_What you will do_:
Retype the data exactly, from its first line to the line containing "60.5, 61.8, 62.8];", including both, and skip any picture.

_Data segment_:
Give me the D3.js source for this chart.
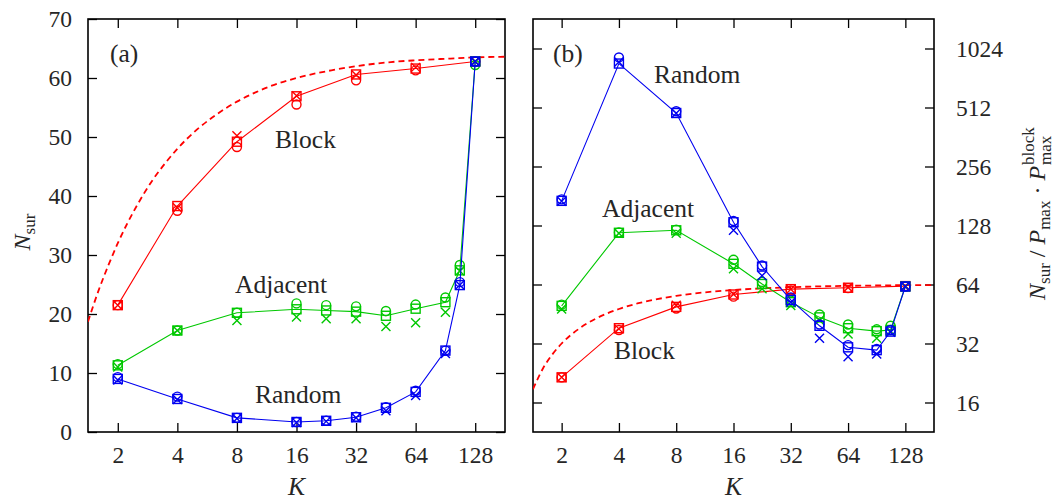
<!DOCTYPE html>
<html>
<head>
<meta charset="utf-8">
<script src="https://cdn.jsdelivr.net/npm/d3@7"></script>
<style>
  body { margin: 0; background: #fff; }
  svg text { font-family: "Liberation Serif", "DejaVu Serif", serif !important; fill: #262626; }
</style>
</head>
<body>
<script>
// DATA
const kBlock = [2, 4, 8, 16, 32, 64, 128];
const kAll = [2, 4, 8, 16, 22.6, 32, 45.3, 64, 90.5, 107, 128];

// panel (a): N_sur, three variants per scheme (square / circle / cross)
const blockSq  = [21.5, 38.3, 49.2, 56.9, 60.6, 61.6, 62.8];
const blockCi  = [21.5, 37.5, 48.3, 55.5, 59.6, 61.3, 62.8];
const blockX   = [21.5, 38.0, 50.2, 57.0, 60.5, 61.8, 62.8];

const adjSq    = [11.3, 17.2, 20.2, 20.8, 20.6, 20.4, 19.7, 20.9, 22.0, 27.4, 62.8];
const adjCi    = [11.5, 17.2, 20.2, 21.8, 21.5, 21.3, 20.5, 21.6, 22.8, 28.3, 62.2];
const adjX     = [11.0, 17.2, 18.9, 19.5, 19.2, 19.2, 17.9, 18.5, 20.3, 27.3, 62.8];

const randSq   = [9.0, 5.6, 2.4, 1.7, 1.9, 2.5, 4.1, 6.8, 13.8, 24.9, 62.8];
const randCi   = [9.3, 6.0, 2.4, 1.7, 1.9, 2.6, 4.2, 7.0, 13.8, 25.4, 62.8];
const randX    = [8.8, 5.5, 2.3, 1.6, 1.8, 2.4, 3.6, 6.2, 13.3, 24.9, 62.8];

// panel (b): N_sur / P_max * P_max^block
const adjSqB   = [49.8, 117.5, 121, 81.6, 64.4, 52, 43.5, 38.3, 37, 37.5, 62.5];
const adjCiB   = [50.5, 118, 122, 85.6, 66, 53, 45, 40, 37.8, 39.4, 62.5];
const adjXB    = [48, 117, 117, 77, 60.8, 50, 42, 35.8, 34, 37, 62.5];

const randSqB  = [171, 858, 480, 133, 79, 53.4, 39.4, 30.6, 29.6, 36.8, 62.5];
const randCiB  = [174, 922, 490, 135, 80, 55, 40, 31.4, 30, 37.5, 62.5];
const randXB   = [170, 875, 478, 121, 71, 52, 34, 27.4, 28.3, 36.5, 62.5];

// upper bound (dashed)
const kBound   = [1.414, 1.6, 1.8, 2, 2.5, 3, 3.5, 4, 5, 6, 8, 10, 12, 16, 24, 32, 48, 64, 96, 128, 181];
const bound    = [18.7, 24, 28.4, 32, 38.4, 42.7, 45.7, 48, 51.2, 53.3, 56, 57.6, 58.7, 60, 61.3, 62, 62.7, 63, 63.3, 63.5, 63.6];

const xTicks  = [2, 4, 8, 16, 32, 64, 128];
const yTicksA = [0, 10, 20, 30, 40, 50, 60, 70];
const yTicksB = [16, 32, 64, 128, 256, 512, 1024];

const RED = "#ff0000", GREEN = "#00c800", BLUE = "#0000f0";

// SVG
const svg = d3.select("body").append("svg")
  .attr("width", 1056).attr("height", 500);

const plotTop = 19, plotBottom = 432;
const xA = d3.scaleLog().base(2).domain([Math.SQRT2, 128 * Math.SQRT2]).range([88, 505]);
const yA = d3.scaleLinear().domain([0, 70]).range([plotBottom, plotTop]);
const xB = d3.scaleLog().base(2).domain([Math.SQRT2, 128 * Math.SQRT2]).range([533, 934]);
const yB = d3.scaleLog().base(2).domain([Math.pow(2, 3.5), Math.pow(2, 10.5)]).range([plotBottom, plotTop]);

const fs = "23.5px", fsNote = "25.5px";

function frame(x, y, yTicks, labelSide, id) {
  const [x0, x1] = x.range();
  const g = svg.append("g");

  g.append("g").attr("transform", `translate(0,${plotBottom})`)
    .call(d3.axisBottom(x).tickValues(xTicks).tickFormat(d3.format("d")).tickSizeInner(-9).tickSizeOuter(0).tickPadding(14))
    .call(a => a.select(".domain").remove())
    .call(a => a.selectAll("text").style("font-size", fs));
  g.append("g").attr("transform", `translate(0,${plotTop})`)
    .call(d3.axisTop(x).tickValues(xTicks).tickFormat("").tickSizeInner(-9).tickSizeOuter(0))
    .call(a => a.select(".domain").remove());

  const left = d3.axisLeft(y).tickValues(yTicks).tickSizeInner(-9).tickSizeOuter(0).tickPadding(16);
  const right = d3.axisRight(y).tickValues(yTicks).tickSizeInner(-9).tickSizeOuter(0).tickPadding(22);
  if (labelSide == "left") right.tickFormat(""); else left.tickFormat("");
  if (labelSide == "right") right.tickFormat(d3.format("d"));

  g.append("g").attr("transform", `translate(${x0},0)`).call(left)
    .call(a => a.select(".domain").remove())
    .call(a => a.selectAll("text").style("font-size", fs));
  g.append("g").attr("transform", `translate(${x1},0)`).call(right)
    .call(a => a.select(".domain").remove())
    .call(a => a.selectAll("text").style("font-size", fs));

  g.selectAll("g").attr("font-family", null);
  g.selectAll(".tick line").attr("stroke", "#000").attr("stroke-width", 1.3);
  g.selectAll(".tick text").attr("fill", "#262626");

  g.append("rect")
    .attr("x", x0).attr("y", plotTop).attr("width", x1 - x0).attr("height", plotBottom - plotTop)
    .attr("fill", "none").attr("stroke", "#000").attr("stroke-width", 1.6);

  svg.append("clipPath").attr("id", id)
    .append("rect").attr("x", x0).attr("y", plotTop).attr("width", x1 - x0).attr("height", plotBottom - plotTop);

  // K label
  svg.append("text")
    .attr("x", (x0 + x1) / 2).attr("y", 495)
    .attr("text-anchor", "middle")
    .style("font-size", fsNote).style("font-style", "italic")
    .text("K");
}

frame(xA, yA, yTicksA, "left", "clipA");
frame(xB, yB, yTicksB, "right", "clipB");

function series(x, y, ks, sq, ci, cr, color, clip) {
  const g = svg.append("g").attr("clip-path", `url(#${clip})`);
  const pts = ks.map((k, i) => ({ k: k, sq: sq[i], ci: ci[i], cr: cr[i] }));

  g.append("path").datum(pts)
    .attr("fill", "none").attr("stroke", color).attr("stroke-width", 1.1)
    .attr("d", d3.line().x(d => x(d.k)).y(d => y(d.sq)));

  g.selectAll("rect.sq").data(pts).join("rect")
    .attr("class", "sq")
    .attr("x", d => x(d.k) - 4.5).attr("y", d => y(d.sq) - 4.5)
    .attr("width", 9).attr("height", 9)
    .attr("fill", "none").attr("stroke", color).attr("stroke-width", 1.4);

  g.selectAll("circle").data(pts).join("circle")
    .attr("cx", d => x(d.k)).attr("cy", d => y(d.ci)).attr("r", 4.5)
    .attr("fill", "none").attr("stroke", color).attr("stroke-width", 1.4);

  g.selectAll("path.cr").data(pts).join("path")
    .attr("class", "cr")
    .attr("d", d => {
      const cx = x(d.k), cy = y(d.cr), s = 4.5;
      return `M${cx - s},${cy - s}L${cx + s},${cy + s}M${cx - s},${cy + s}L${cx + s},${cy - s}`;
    })
    .attr("fill", "none").attr("stroke", color).attr("stroke-width", 1.4);
}

function boundCurve(x, y, clip) {
  svg.append("path")
    .datum(kBound.map((k, i) => [k, bound[i]]))
    .attr("clip-path", `url(#${clip})`)
    .attr("fill", "none").attr("stroke", RED).attr("stroke-width", 1.8)
    .attr("stroke-dasharray", "6,4")
    .attr("d", d3.line().curve(d3.curveMonotoneX).x(d => x(d[0])).y(d => y(d[1])));
}

// PANEL (a)
boundCurve(xA, yA, "clipA");
series(xA, yA, kBlock, blockSq, blockCi, blockX, RED, "clipA");
series(xA, yA, kAll, adjSq, adjCi, adjX, GREEN, "clipA");
series(xA, yA, kAll, randSq, randCi, randX, BLUE, "clipA");

// PANEL (b)
boundCurve(xB, yB, "clipB");
series(xB, yB, kBlock, blockSq, blockCi, blockX, RED, "clipB");
series(xB, yB, kAll, adjSqB, adjCiB, adjXB, GREEN, "clipB");
series(xB, yB, kAll, randSqB, randCiB, randXB, BLUE, "clipB");

// ANNOTATIONS
const notes = [
  ["(a)", 110, 62], ["Block", 275, 148], ["Adjacent", 235, 293], ["Random", 255, 403],
  ["(b)", 553, 62], ["Random", 654, 83], ["Adjacent", 602, 217], ["Block", 614, 359]
];
svg.selectAll("text.note").data(notes).join("text")
  .attr("class", "note")
  .attr("x", d => d[1])
  .attr("y", d => d[2])
  .style("font-size", fsNote)
  .text(d => d[0]);

// Y LABEL (a)
const yl = svg.append("text")
  .attr("transform", "translate(30,232) rotate(-90)")
  .attr("text-anchor", "middle")
  .style("font-size", "24px");
yl.append("tspan").style("font-style", "italic").text("N");
yl.append("tspan").attr("dy", 5).style("font-size", "17px").text("sur");

// Y LABEL (b)
const gr = svg.append("g").attr("transform", "translate(1045,300) rotate(-90)");
const rl = gr.append("text").style("font-size", "24px");
rl.append("tspan").style("font-style", "italic").text("N");
rl.append("tspan").attr("dy", 5).style("font-size", "17px").text("sur");
rl.append("tspan").attr("dy", -5).text(" / ");
rl.append("tspan").style("font-style", "italic").text("P");
rl.append("tspan").attr("dy", 5).style("font-size", "17px").text("max");
rl.append("tspan").attr("dy", -5).text(" · ");
rl.append("tspan").style("font-style", "italic").text("P");
const w0 = rl.node().getComputedTextLength();
gr.append("text").attr("x", w0 + 1).attr("y", -11).style("font-size", "17px").text("block");
gr.append("text").attr("x", w0 + 1).attr("y", 6).style("font-size", "17px").text("max");
</script>
</body>
</html>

_Output of the exercise_:
Give me the D3.js source for this chart.
<!DOCTYPE html>
<html>
<head>
<meta charset="utf-8">
<script src="https://cdn.jsdelivr.net/npm/d3@7"></script>
<style>
  body { margin: 0; background: #fff; }
  svg text { font-family: "Liberation Serif", "DejaVu Serif", serif !important; fill: #262626; }
</style>
</head>
<body>
<script>
// DATA
const kBlock = [2, 4, 8, 16, 32, 64, 128];
const kAll = [2, 4, 8, 16, 22.6, 32, 45.3, 64, 90.5, 107, 128];

// panel (a): N_sur, three variants per scheme (square / circle / cross)
const blockSq  = [21.5, 38.3, 49.2, 56.9, 60.6, 61.6, 62.8];
const blockCi  = [21.5, 37.5, 48.3, 55.5, 59.6, 61.3, 62.8];
const blockX   = [21.5, 38.0, 50.2, 57.0, 60.5, 61.8, 62.8];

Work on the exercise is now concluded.